SHORT PROBLEM: Reproduce the data below in full and exclude every picture.

SOURCE DATA:

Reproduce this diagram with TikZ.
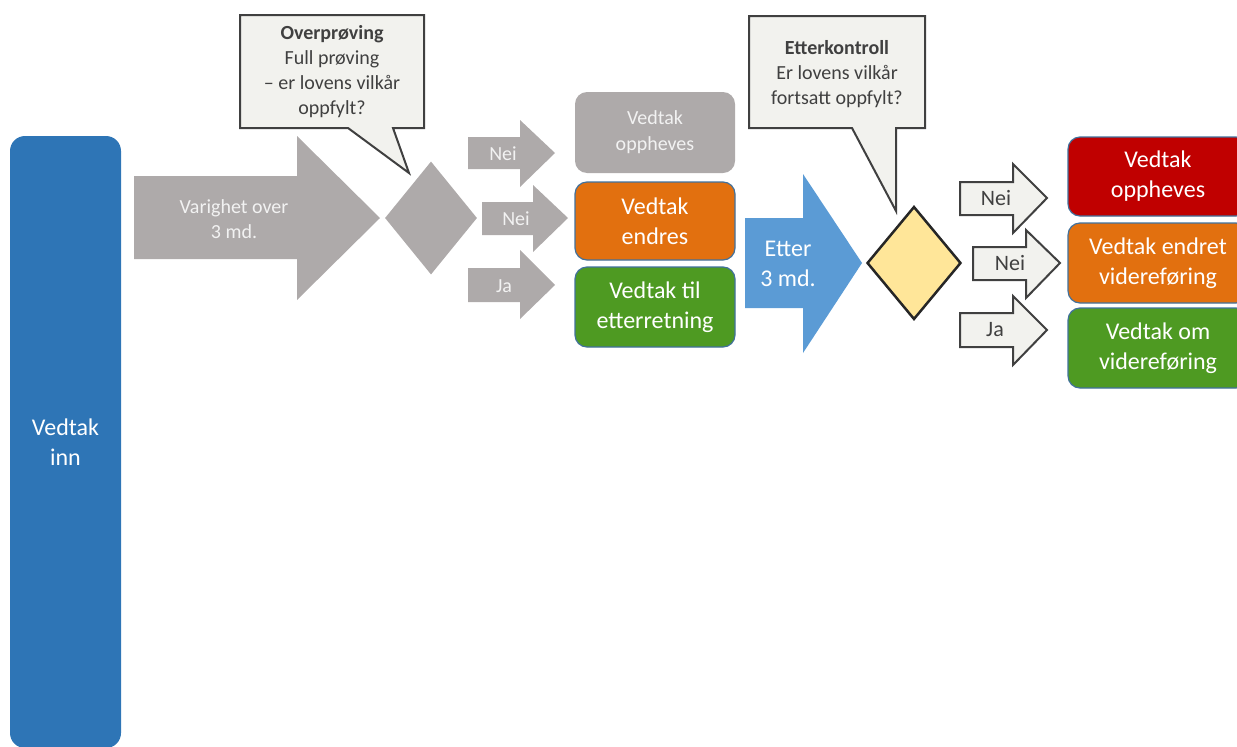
\documentclass[tikz,border=0pt]{standalone}
\usepackage{fontspec}
\setmainfont{Carlito}
\usetikzlibrary{shapes.geometric}

\definecolor{inblue}{HTML}{2E75B6}
\definecolor{stepgray}{HTML}{AEAAAA}
\definecolor{notefill}{HTML}{F2F2EE}
\definecolor{noteedge}{HTML}{404040}
\definecolor{boxedge}{HTML}{41719C}
\definecolor{ordorange}{HTML}{E2700F}
\definecolor{ordgreen}{HTML}{4E9A22}
\definecolor{ordred}{HTML}{C00000}
\definecolor{afterblue}{HTML}{5B9BD5}
\definecolor{checkyellow}{HTML}{FFE699}
\definecolor{softwhite}{HTML}{F2F2F2}

\begin{document}
\begin{tikzpicture}[x=1pt,y=-1pt,
  outcome/.style={rounded corners=12, draw=boxedge, line width=1.2,
    text=white, align=center, inner sep=0,
    font=\fontsize{24}{30}\selectfont},
  note/.style={fill=notefill, draw=noteedge, line width=2, line join=miter},
  notetext/.style={text=noteedge, align=center, inner sep=0,
    font=\fontsize{20}{25}\selectfont},
  grayarrow/.style={fill=stepgray},
  whitearrow/.style={fill=notefill, draw=noteedge, line width=2, line join=miter},
  graylabel/.style={text=softwhite, inner sep=0, font=\fontsize{20}{24}\selectfont},
  darklabel/.style={text=noteedge, inner sep=0, font=\fontsize{22}{26}\selectfont},
  decision/.style={diamond, inner sep=0, shape aspect=1}
]
\useasboundingbox (0,0) rectangle (1237,747);

% incoming decisions
\node[rounded corners=15, fill=inblue, minimum width=111, minimum height=612,
      inner sep=0, text=white, align=center, font=\fontsize{24}{30}\selectfont]
  (inn) at (65.5,442) {Vedtak\\inn};

% first review step
\fill[grayarrow] (134,176) -- (297,176) -- (297,136) -- (380,218) -- (297,300)
  -- (297,259) -- (134,259) -- cycle;
\node[text=softwhite, align=center, inner sep=0, font=\fontsize{20}{25}\selectfont]
  (varighet) at (234,219) {Varighet over\\3 md.};

\node[decision, fill=stepgray, minimum width=92, minimum height=113]
  (review) at (431,218) {};

\draw[note] (240,15) -- (424,15) -- (424,128) -- (393,128) -- (409,173)
  -- (348,128) -- (240,128) -- cycle;
\node[notetext] (overproving) at (332,72)
  {\textbf{Overprøving}\\Full prøving\\– er lovens vilkår\\oppfylt?};

% outcomes of the review
\fill[grayarrow] (468,137) -- (520,137) -- (520,120) -- (555,153) -- (520,187)
  -- (520,169) -- (468,169) -- cycle;
\node[graylabel] (nei1) at (503,154) {Nei};
\fill[grayarrow] (482,202) -- (533,202) -- (533,185) -- (568,218) -- (533,252)
  -- (533,235) -- (482,235) -- cycle;
\node[graylabel] (nei2) at (516,219) {Nei};
\fill[grayarrow] (468,268) -- (520,268) -- (520,250) -- (555,285) -- (520,319)
  -- (520,302) -- (468,302) -- cycle;
\node[graylabel] (ja1) at (504,286) {Ja};

\node[outcome, fill=stepgray, draw=none, minimum width=160, minimum height=81,
      text=softwhite, font=\fontsize{20}{26}\selectfont]
  (opphevesA) at (655,132.5) {Vedtak\\oppheves};
\node[outcome, fill=ordorange, minimum width=160, minimum height=78]
  (endres) at (655,221) {Vedtak\\endres};
\node[outcome, fill=ordgreen, minimum width=160, minimum height=80]
  (etterretning) at (655,307) {Vedtak til\\etterretning};

% follow-up control
\fill[afterblue] (745,218) -- (803,218) -- (803,174) -- (862,263) -- (803,353)
  -- (803,308) -- (745,308) -- cycle;
\node[text=white, align=center, inner sep=0, font=\fontsize{24}{30}\selectfont]
  (etter) at (788,264) {Etter\\3 md.};

\node[decision, fill=checkyellow, draw=black!85, line width=2.5,
      minimum width=94, minimum height=113] (control) at (914,263) {};

\draw[note] (749,16) -- (925,16) -- (925,128) -- (896,128) -- (896,211)
  -- (852,128) -- (749,128) -- cycle;
\node[notetext] (etterkontroll) at (837,74)
  {\textbf{Etterkontroll}\\Er lovens vilkår\\fortsatt oppfylt?};

% outcomes of the control
\draw[whitearrow] (960,182) -- (1013,182) -- (1013,164) -- (1047,198) -- (1013,233)
  -- (1013,215) -- (960,215) -- cycle;
\node[darklabel] (nei3) at (996,198) {Nei};
\draw[whitearrow] (973,247) -- (1026,247) -- (1026,230) -- (1060,263) -- (1026,298)
  -- (1026,280) -- (973,280) -- cycle;
\node[darklabel] (nei4) at (1010,263) {Nei};
\draw[whitearrow] (960,313) -- (1013,313) -- (1013,296) -- (1047,330) -- (1013,365)
  -- (1013,347) -- (960,347) -- cycle;
\node[darklabel] (ja2) at (995,330) {Ja};

\node[outcome, fill=ordred, minimum width=180, minimum height=79]
  (opphevesB) at (1158,176.5) {Vedtak\\oppheves};
\node[outcome, fill=ordorange, minimum width=180, minimum height=80]
  (endret) at (1158,263) {Vedtak endret\\videreføring};
\node[outcome, fill=ordgreen, minimum width=180, minimum height=80]
  (videre) at (1158,348) {Vedtak om\\videreføring};
\end{tikzpicture}
\end{document}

RESPONSE TO THE EXERCISE:
Reproduce this diagram with TikZ.
\documentclass[tikz,border=0pt]{standalone}
\usepackage{fontspec}
\setmainfont{Carlito}
\usetikzlibrary{shapes.geometric}

\definecolor{inblue}{HTML}{2E75B6}
\definecolor{stepgray}{HTML}{AEAAAA}
\definecolor{notefill}{HTML}{F2F2EE}
\definecolor{noteedge}{HTML}{404040}
\definecolor{boxedge}{HTML}{41719C}
\definecolor{ordorange}{HTML}{E2700F}
\definecolor{ordgreen}{HTML}{4E9A22}
\definecolor{ordred}{HTML}{C00000}
\definecolor{afterblue}{HTML}{5B9BD5}
\definecolor{checkyellow}{HTML}{FFE699}
\definecolor{softwhite}{HTML}{F2F2F2}

\begin{document}
\begin{tikzpicture}[x=1pt,y=-1pt,
  outcome/.style={rounded corners=12, draw=boxedge, line width=1.2,
    text=white, align=center, inner sep=0,
    font=\fontsize{24}{30}\selectfont},
  note/.style={fill=notefill, draw=noteedge, line width=2, line join=miter},
  notetext/.style={text=noteedge, align=center, inner sep=0,
    font=\fontsize{20}{25}\selectfont},
  grayarrow/.style={fill=stepgray},
  whitearrow/.style={fill=notefill, draw=noteedge, line width=2, line join=miter},
  graylabel/.style={text=softwhite, inner sep=0, font=\fontsize{20}{24}\selectfont},
  darklabel/.style={text=noteedge, inner sep=0, font=\fontsize{22}{26}\selectfont},
  decision/.style={diamond, inner sep=0, shape aspect=1}
]
\useasboundingbox (0,0) rectangle (1237,747);

% incoming decisions
\node[rounded corners=15, fill=inblue, minimum width=111, minimum height=612,
      inner sep=0, text=white, align=center, font=\fontsize{24}{30}\selectfont]
  (inn) at (65.5,442) {Vedtak\\inn};

% first review step
\fill[grayarrow] (134,176) -- (297,176) -- (297,136) -- (380,218) -- (297,300)
  -- (297,259) -- (134,259) -- cycle;
\node[text=softwhite, align=center, inner sep=0, font=\fontsize{20}{25}\selectfont]
  (varighet) at (234,219) {Varighet over\\3 md.};

\node[decision, fill=stepgray, minimum width=92, minimum height=113]
  (review) at (431,218) {};

\draw[note] (240,15) -- (424,15) -- (424,128) -- (393,128) -- (409,173)
  -- (348,128) -- (240,128) -- cycle;
\node[notetext] (overproving) at (332,72)
  {\textbf{Overprøving}\\Full prøving\\– er lovens vilkår\\oppfylt?};

% outcomes of the review
\fill[grayarrow] (468,137) -- (520,137) -- (520,120) -- (555,153) -- (520,187)
  -- (520,169) -- (468,169) -- cycle;
\node[graylabel] (nei1) at (503,154) {Nei};
\fill[grayarrow] (482,202) -- (533,202) -- (533,185) -- (568,218) -- (533,252)
  -- (533,235) -- (482,235) -- cycle;
\node[graylabel] (nei2) at (516,219) {Nei};
\fill[grayarrow] (468,268) -- (520,268) -- (520,250) -- (555,285) -- (520,319)
  -- (520,302) -- (468,302) -- cycle;
\node[graylabel] (ja1) at (504,286) {Ja};

\node[outcome, fill=stepgray, draw=none, minimum width=160, minimum height=81,
      text=softwhite, font=\fontsize{20}{26}\selectfont]
  (opphevesA) at (655,132.5) {Vedtak\\oppheves};
\node[outcome, fill=ordorange, minimum width=160, minimum height=78]
  (endres) at (655,221) {Vedtak\\endres};
\node[outcome, fill=ordgreen, minimum width=160, minimum height=80]
  (etterretning) at (655,307) {Vedtak til\\etterretning};

% follow-up control
\fill[afterblue] (745,218) -- (803,218) -- (803,174) -- (862,263) -- (803,353)
  -- (803,308) -- (745,308) -- cycle;
\node[text=white, align=center, inner sep=0, font=\fontsize{24}{30}\selectfont]
  (etter) at (788,264) {Etter\\3 md.};

\node[decision, fill=checkyellow, draw=black!85, line width=2.5,
      minimum width=94, minimum height=113] (control) at (914,263) {};

\draw[note] (749,16) -- (925,16) -- (925,128) -- (896,128) -- (896,211)
  -- (852,128) -- (749,128) -- cycle;
\node[notetext] (etterkontroll) at (837,74)
  {\textbf{Etterkontroll}\\Er lovens vilkår\\fortsatt oppfylt?};

% outcomes of the control
\draw[whitearrow] (960,182) -- (1013,182) -- (1013,164) -- (1047,198) -- (1013,233)
  -- (1013,215) -- (960,215) -- cycle;
\node[darklabel] (nei3) at (996,198) {Nei};
\draw[whitearrow] (973,247) -- (1026,247) -- (1026,230) -- (1060,263) -- (1026,298)
  -- (1026,280) -- (973,280) -- cycle;
\node[darklabel] (nei4) at (1010,263) {Nei};
\draw[whitearrow] (960,313) -- (1013,313) -- (1013,296) -- (1047,330) -- (1013,365)
  -- (1013,347) -- (960,347) -- cycle;
\node[darklabel] (ja2) at (995,330) {Ja};

\node[outcome, fill=ordred, minimum width=180, minimum height=79]
  (opphevesB) at (1158,176.5) {Vedtak\\oppheves};
\node[outcome, fill=ordorange, minimum width=180, minimum height=80]
  (endret) at (1158,263) {Vedtak endret\\videreføring};
\node[outcome, fill=ordgreen, minimum width=180, minimum height=80]
  (videre) at (1158,348) {Vedtak om\\videreføring};
\end{tikzpicture}
\end{document}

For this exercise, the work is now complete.